From Library Journal
In Glancy's third novel (following Pushing the Bear, LJ 7/96), we meet Flutie Moses, a Native American girl growing up in Western Oklahoma who, in a reflection of the frustration around her, is so shy that she cannot speak. Her father and her brother, Franklin, operate a dead-end business. Both Franklin and their mother spend time in jail. In her adolescent years, Flutie turns to drugs and alcohol to escape both her family's turmoil and poverty and her visions of deer and spirit women. Through a library book, Flutie finds strength from the tale of Philomela, whose tongue is cut out by her sister's husband so that she cannot tell he raped her. Flutie eventually gains control of the power of speech and of her own life, graduating from high school and going on to college. Glancy's conservative prose spins a story of great emotional honesty and power. Highly recommended for all collections.?Carolyn Ellis Gonzalez, Univ. of Texas at San Antonio Lib.
Copyright 1998 Reed Business Information, Inc.
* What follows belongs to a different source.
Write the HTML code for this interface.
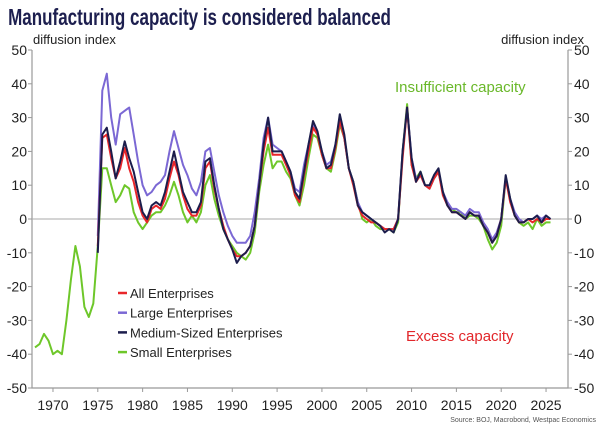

With lyrical precision, poet and novelist Glancy limns the life of a girl who lives in a dusty Oklahoma backwater, where the time is now but could be almost any decade this century. Flutie goes from 13 to 20 in these pages, struggling with her own fierce silence. She wants to hear the stories of her father's Cherokee and her mother's German past; she sees the physical stories her angry brother Franklin can only tell with his body and his devotion to cars; she feels that every stone in her arid landscape has a tale to tell. But Flutie's throat fills with saltwater--or hot lava--when she tries to speak in class or in front of anyone she's not close to. Her mother and father, her old neighbors Luther and Ruther, her brother and his two wives, and the boy who loves her are each drawn like boulders lit by lightning, all angles and deep shadows. Flutie begins to find her own words in the same fits and starts that she begins to attend college, studying geology: the rocks and their spirits. This quite beautiful novel proves unexpectedly moving in the ways Glancy finds to write the sounds of silence.